*Supplied information*.
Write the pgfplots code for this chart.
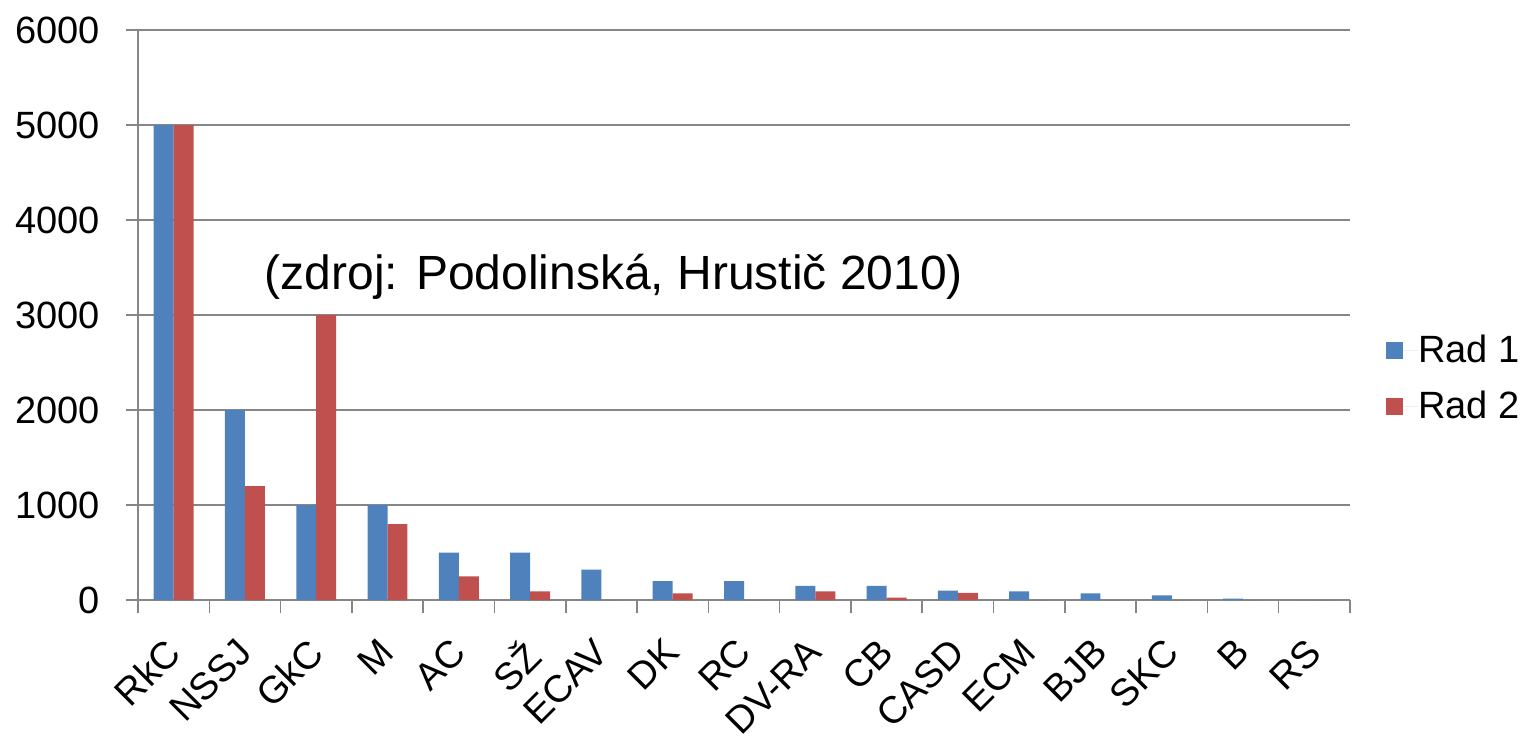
\documentclass[border=0pt]{standalone}
\usepackage{pgfplots}
\pgfplotsset{compat=1.18}
\usepackage{fontspec}
\setmainfont{Liberation Sans}
\definecolor{rad1}{HTML}{4F81BD}
\definecolor{rad2}{HTML}{C0504D}
\definecolor{axgray}{HTML}{868686}
\pgfplotstableread{
x r1 r2
0 5000 5000
1 2000 1200
2 1000 3000
3 1000 800
4 500 250
5 500 90
6 320 0
7 200 70
8 200 0
9 150 90
10 150 25
11 100 75
12 90 0
13 70 0
14 50 0
15 15 0
16 0 0
}\datatable
\begin{document}
\begin{tikzpicture}
\useasboundingbox (0,0) rectangle (764pt,367.5pt);
\begin{axis}[
  at={(69pt,67.5pt)}, anchor=south west,
  scale only axis, width=606pt, height=285pt,
  ymin=0, ymax=6000, ytick={0,1000,...,6000},
  xmin=-0.5, xmax=16.5,
  axis lines*=left,
  axis line style={draw=axgray, line width=0.75pt},
  tick align=outside,
  tick style={draw=axgray, line width=0.75pt},
  major tick length=6pt, minor tick length=6.5pt,
  xtick={0,...,16},
  xticklabels={RkC,NSSJ,GkC,M,AC,SŽ,ECAV,DK,RC,DV-RA,CB,CASD,ECM,BJB,SKC,B,RS},
  major x tick style={draw=none},
  minor xtick={-0.5,0.5,...,16.5},
  ymajorgrids, grid style={draw=axgray, line width=0.75pt},
  scaled ticks=false,
  /pgf/number format/1000 sep={},
  /pgf/number format/assume math mode=true,
  ticklabel style={font=\fontsize{19}{22}\selectfont},
  yticklabel style={inner sep=0pt, xshift=-13pt},
  xticklabel style={rotate=45, anchor=north east, inner sep=0pt, xshift=-11.9pt, yshift=-4.9pt},
  legend style={draw=none, fill=none, at={(1.0247,0.389)}, anchor=west,
    font=\fontsize{19}{22}\selectfont, row sep=13pt,
    nodes={inner sep=0pt}},
  legend cell align=left,
  legend image code/.code={\fill[#1] (0pt,-4.25pt) rectangle (8.5pt,4.25pt); \path (0pt,0pt) -- (16pt,0pt);},
  bar width=0.28,
]
\addplot[ybar, fill=rad1, draw=none, bar shift=-0.14] table[x=x,y=r1] {\datatable};
\addlegendentry{Rad 1}
\addplot[ybar, fill=rad2, draw=none, bar shift=0.14] table[x=x,y=r2] {\datatable};
\addlegendentry{Rad 2}
\end{axis}
\node[anchor=base, font=\fontsize{24}{28}\selectfont] at (307pt,222.5pt) {(zdroj: Podolinská, Hrustič 2010)};
\end{tikzpicture}
\end{document}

*Short task*. Except for the pictures, give all the material above again verbatim.

*Solution to this exercise*.
Write the pgfplots code for this chart.
\documentclass[border=0pt]{standalone}
\usepackage{pgfplots}
\pgfplotsset{compat=1.18}
\usepackage{fontspec}
\setmainfont{Liberation Sans}
\definecolor{rad1}{HTML}{4F81BD}
\definecolor{rad2}{HTML}{C0504D}
\definecolor{axgray}{HTML}{868686}
\pgfplotstableread{
x r1 r2
0 5000 5000
1 2000 1200
2 1000 3000
3 1000 800
4 500 250
5 500 90
6 320 0
7 200 70
8 200 0
9 150 90
10 150 25
11 100 75
12 90 0
13 70 0
14 50 0
15 15 0
16 0 0
}\datatable
\begin{document}
\begin{tikzpicture}
\useasboundingbox (0,0) rectangle (764pt,367.5pt);
\begin{axis}[
  at={(69pt,67.5pt)}, anchor=south west,
  scale only axis, width=606pt, height=285pt,
  ymin=0, ymax=6000, ytick={0,1000,...,6000},
  xmin=-0.5, xmax=16.5,
  axis lines*=left,
  axis line style={draw=axgray, line width=0.75pt},
  tick align=outside,
  tick style={draw=axgray, line width=0.75pt},
  major tick length=6pt, minor tick length=6.5pt,
  xtick={0,...,16},
  xticklabels={RkC,NSSJ,GkC,M,AC,SŽ,ECAV,DK,RC,DV-RA,CB,CASD,ECM,BJB,SKC,B,RS},
  major x tick style={draw=none},
  minor xtick={-0.5,0.5,...,16.5},
  ymajorgrids, grid style={draw=axgray, line width=0.75pt},
  scaled ticks=false,
  /pgf/number format/1000 sep={},
  /pgf/number format/assume math mode=true,
  ticklabel style={font=\fontsize{19}{22}\selectfont},
  yticklabel style={inner sep=0pt, xshift=-13pt},
  xticklabel style={rotate=45, anchor=north east, inner sep=0pt, xshift=-11.9pt, yshift=-4.9pt},
  legend style={draw=none, fill=none, at={(1.0247,0.389)}, anchor=west,
    font=\fontsize{19}{22}\selectfont, row sep=13pt,
    nodes={inner sep=0pt}},
  legend cell align=left,
  legend image code/.code={\fill[#1] (0pt,-4.25pt) rectangle (8.5pt,4.25pt); \path (0pt,0pt) -- (16pt,0pt);},
  bar width=0.28,
]
\addplot[ybar, fill=rad1, draw=none, bar shift=-0.14] table[x=x,y=r1] {\datatable};
\addlegendentry{Rad 1}
\addplot[ybar, fill=rad2, draw=none, bar shift=0.14] table[x=x,y=r2] {\datatable};
\addlegendentry{Rad 2}
\end{axis}
\node[anchor=base, font=\fontsize{24}{28}\selectfont] at (307pt,222.5pt) {(zdroj: Podolinská, Hrustič 2010)};
\end{tikzpicture}
\end{document}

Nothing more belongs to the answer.